On his return to Avignon, Albornoz was feted as Pater Ecclesiæ, but he soon returned to his campaigns in Italy. In this second campaign, he missed only Bologna to complete his rebuilding of the Papal States. When Bologna was attacked by Bernabò Visconti of Milan, the city’s ruler, Giovanni d’Olleggio, decided to surrender Bologna to Albornoz.
When Pope Innocent VI died in 1362, it is said, Albornoz turned down an offer of being elected to the papacy, and Urban V was elected instead. Once again, Albornoz returned to his military campaign against Visconti.
When all attacks failed, Pope Urban proclaimed a crusade against Visconti, but the eventual treaty was highly favourable to Visconti.
The military career of Albornoz ushered in a decade of warfare and atrocity that culminated in the massacre of Cesena. The town was faithful to the Papal cause but the entire population was executed by the Papal forces while paving the way of Urban V to Rome in 1367.

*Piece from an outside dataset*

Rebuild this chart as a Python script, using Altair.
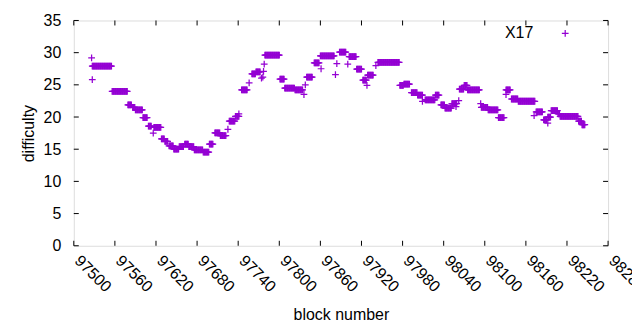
import altair as alt
import pandas as pd

# Runs of consecutive blocks sharing one difficulty
run_start = [97527, 97556, 97579, 97586, 97590, 97601, 97609, 97617, 97628, 97633,
             97639, 97646, 97654, 97662, 97668, 97676, 97689, 97698, 97706, 97714,
             97727, 97736, 97745, 97760, 97766, 97779, 97801, 97808, 97823, 97840,
             97851, 97860, 97888, 97902, 97913, 97922, 97929, 97944, 97976, 97982,
             97993, 98002, 98013, 98028, 98036, 98042, 98052, 98063, 98070, 98075,
             98095, 98105, 98120, 98131, 98139, 98149, 98175, 98186, 98192, 98197,
             98207, 98210, 98237, 98242]
run_end = [97555, 97578, 97584, 97589, 97600, 97607, 97613, 97627, 97632, 97637,
           97645, 97653, 97660, 97667, 97675, 97688, 97697, 97703, 97713, 97722,
           97735, 97741, 97753, 97765, 97772, 97800, 97807, 97822, 97834, 97848,
           97858, 97880, 97897, 97912, 97920, 97927, 97937, 97975, 97981, 97990,
           98001, 98009, 98027, 98033, 98041, 98051, 98059, 98069, 98074, 98092,
           98104, 98119, 98128, 98137, 98148, 98173, 98184, 98190, 98196, 98206,
           98209, 98236, 98241, 98246]
run_diff = [27.9, 24.0, 21.9, 21.5, 21.1, 19.9, 18.6, 18.4, 16.6, 16.2,
            15.5, 15.0, 15.4, 15.8, 15.4, 14.9, 14.55, 15.8, 17.55, 17.1,
            19.35, 20.1, 24.2, 26.7, 27.0, 29.6, 25.9, 24.5, 24.2, 26.2,
            28.4, 29.5, 30.1, 29.4, 27.45, 25.75, 26.5, 28.5, 24.9, 25.1,
            23.8, 23.4, 22.65, 23.4, 21.9, 21.4, 22.1, 24.35, 24.9, 24.2,
            21.5, 21.1, 19.9, 24.2, 22.8, 22.45, 20.8, 19.55, 20.0, 21.0,
            20.5, 20.1, 19.35, 18.8]

# Isolated blocks
single_block = [97526, 97527, 97616, 97725, 97741, 97756, 97774, 97776, 97777, 97778,
                97836, 97838, 97861, 97882, 97884, 97900, 97928, 97941, 98009, 98058,
                98062, 98094, 98131, 98172, 98192]
single_diff = [29.2, 25.8, 17.5, 18.1, 20.5, 25.3, 26.05, 26.2, 27.1, 28.2,
               23.5, 25.0, 27.5, 26.6, 28.3, 28.2, 24.9, 28.0, 22.45, 21.6,
               22.55, 22.1, 23.5, 20.2, 19.05]

x_ticks = list(range(97500, 98281, 60))
y_ticks = list(range(0, 36, 5))

rows = []
for s, e, d in zip(run_start, run_end, run_diff):
    for b in range(s, e + 1):
        rows.append({"block": b, "difficulty": d})
for b, d in zip(single_block, single_diff):
    rows.append({"block": b, "difficulty": d})
df = pd.DataFrame(rows)

W, H = 536, 226
COLOR = "#9400D3"
FONT = "Liberation Sans"
PLUS = "M-1,0H1M0,-1V1"

xs = alt.Scale(domain=[97500, 98280], nice=False, zero=False)
ys = alt.Scale(domain=[0, 35], nice=False)

x_axis = alt.Axis(values=x_ticks, format="d", title="block number", labelAngle=45,
                  labelAlign="left", labelBaseline="middle", labelPadding=12,
                  labelOffset=3, ticks=False, tickSize=0, domain=False,
                  grid=False, labelFont=FONT, labelFontSize=16,
                  labelColor="black", titleFont=FONT, titleFontSize=16,
                  titleFontWeight="normal", titleColor="black",
                  titlePadding=12, labelOverlap=False, labelFlush=False)
y_axis = alt.Axis(values=y_ticks, format="d", title="difficulty", ticks=False,
                  tickSize=0, domain=False, grid=False, labelPadding=13,
                  labelFont=FONT, labelFontSize=16, labelColor="black",
                  labelOverlap=False, labelFlush=False,
                  titleFont=FONT, titleFontSize=16, titleFontWeight="normal",
                  titleColor="black", titlePadding=7)

pts = alt.Chart(df).mark_point(shape=PLUS, filled=False, stroke=COLOR,
                               strokeWidth=1.25, size=46, opacity=1).encode(
    x=alt.X("block:Q", scale=xs, axis=x_axis),
    y=alt.Y("difficulty:Q", scale=ys, axis=y_axis),
)

xt = pd.DataFrame({"t": x_ticks})
yt = pd.DataFrame({"t": y_ticks})
TL = 5
tick_bottom = alt.Chart(xt).mark_rule(color="black", strokeWidth=1).encode(
    x=alt.X("t:Q", scale=xs, axis=x_axis), y=alt.value(H), y2=alt.value(H - TL))
tick_top = alt.Chart(xt).mark_rule(color="black", strokeWidth=1).encode(
    x=alt.X("t:Q", scale=xs, axis=x_axis), y=alt.value(0), y2=alt.value(TL))
tick_left = alt.Chart(yt).mark_rule(color="black", strokeWidth=1).encode(
    y=alt.Y("t:Q", scale=ys, axis=y_axis), x=alt.value(0), x2=alt.value(TL))
tick_right = alt.Chart(yt).mark_rule(color="black", strokeWidth=1).encode(
    y=alt.Y("t:Q", scale=ys, axis=y_axis), x=alt.value(W), x2=alt.value(W - TL))

leg = pd.DataFrame({"name": ["X17"]})
leg_text = alt.Chart(leg).mark_text(align="right", baseline="middle", font=FONT,
                                    fontSize=16, color="black").encode(
    text="name:N", x=alt.value(461), y=alt.value(13))
leg_sym = alt.Chart(leg).mark_point(shape=PLUS, filled=False, stroke=COLOR,
                                    strokeWidth=1.25, size=46, opacity=1).encode(
    x=alt.value(493), y=alt.value(13))

chart = alt.layer(pts, tick_bottom, tick_top, tick_left, tick_right, leg_text, leg_sym).properties(
    width=W, height=H,
    autosize=alt.AutoSizeParams(type="none"),
    padding={"left": 66, "top": 12, "right": 24, "bottom": 84},
).configure_view(stroke="black", strokeWidth=1).configure(background="white")

chart.save("out.html", embed_options={"renderer": "svg", "actions": False})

However, despite all his military campaigns, Albornoz achieved little to secure the submission of Italy to the Papacy. Instead, he was responsible for spreading bloodshed and strife throughout Italy. Yet, as a mark of gratitude, the pope appointed him the Papal Legate at Bologna in 1367.
Albornoz died at Viterbo 650 years ago, on 23 August 1367, and was buried in the Church of Saint Francis in Assisi. Four years later, his body was taken back to Toledo, where King Henry of Castile had him buried with full royal honours.
In his will, Albornoz also provided for the foundation of the College of Saint Clement in Bologna (Collegium Albornotianum) for 24 students from Castille, Aragon and Portugal, with two chaplains.
Today, the Collegio di Spagna (Royal Spanish College or Royal College of Spain in Bologna, officially Real Colegio Mayor de San Clemente de los Españoles) is a college for Spanish students at the University of Bologna. Arguably, it is the oldest institution carrying the name Spanish outside of Spain, predating the union of the crowns that led to the formation of the Kingdom of Spain.